Grasses and Butterflies

 


"Esta oscuridad es pura, limpia, sin imágenes ni visiones, esa oscuridad no tiene final, no tiene fronteras, esa oscuridad es el infinito que cada uno de nosotros lleva dentro de sí. (¡En efecto, quien busque el infinito, que cierre los ojos!)".
— Milan Kundera |La insoportable levedad del ser


Vincent van Gogh

Grasses and Butterflies
c.1889
Oil on canvas, 64.5 x 80.7 cm
National Gallery
(*)Van Gogh painted this patch of meadow when he was a patient at the psychiatric hospital at Saint-Paul de Mausole, near the village of St-Rémy in the south of France.
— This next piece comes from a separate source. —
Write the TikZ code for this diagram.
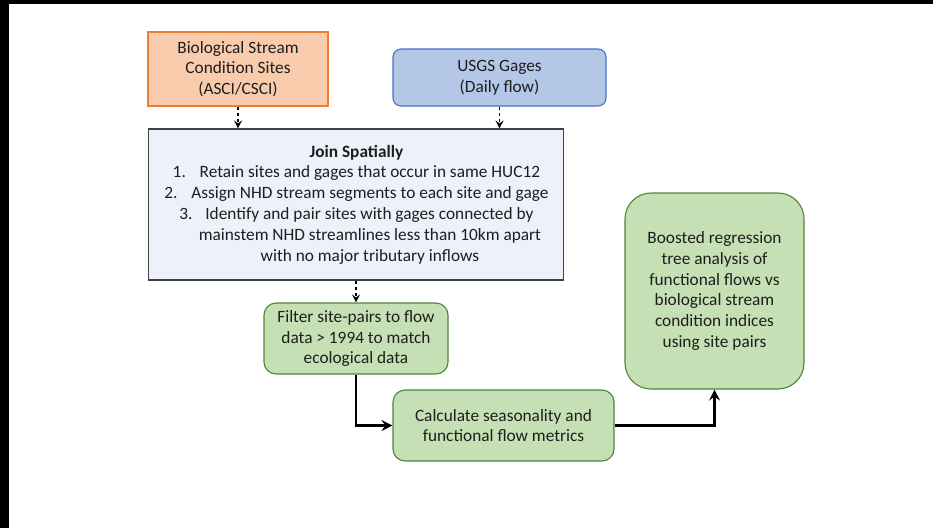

While at the hospital he made a number of sketches and paintings that look down at small areas of meadow or undergrowth.
Although there is no horizon or sky, the path near the top of the picture creates an effect of depth. In contrast to the boundary formed by the path, the remaining space is open and potentially extends beyond the sides and bottom of the canvas. The grass is painted with distinct brushstrokes of varying length, laid down in clusters like the clumps they describe.
Van Gogh’s interest in depicting nature in detail may have been encouraged by what he had read about Japanese culture, and his belief that ‘the wise Japanese man...studies a single blade of grass’. But there were also important precedents in Renaissance art and in seventeenth-century Dutch painting.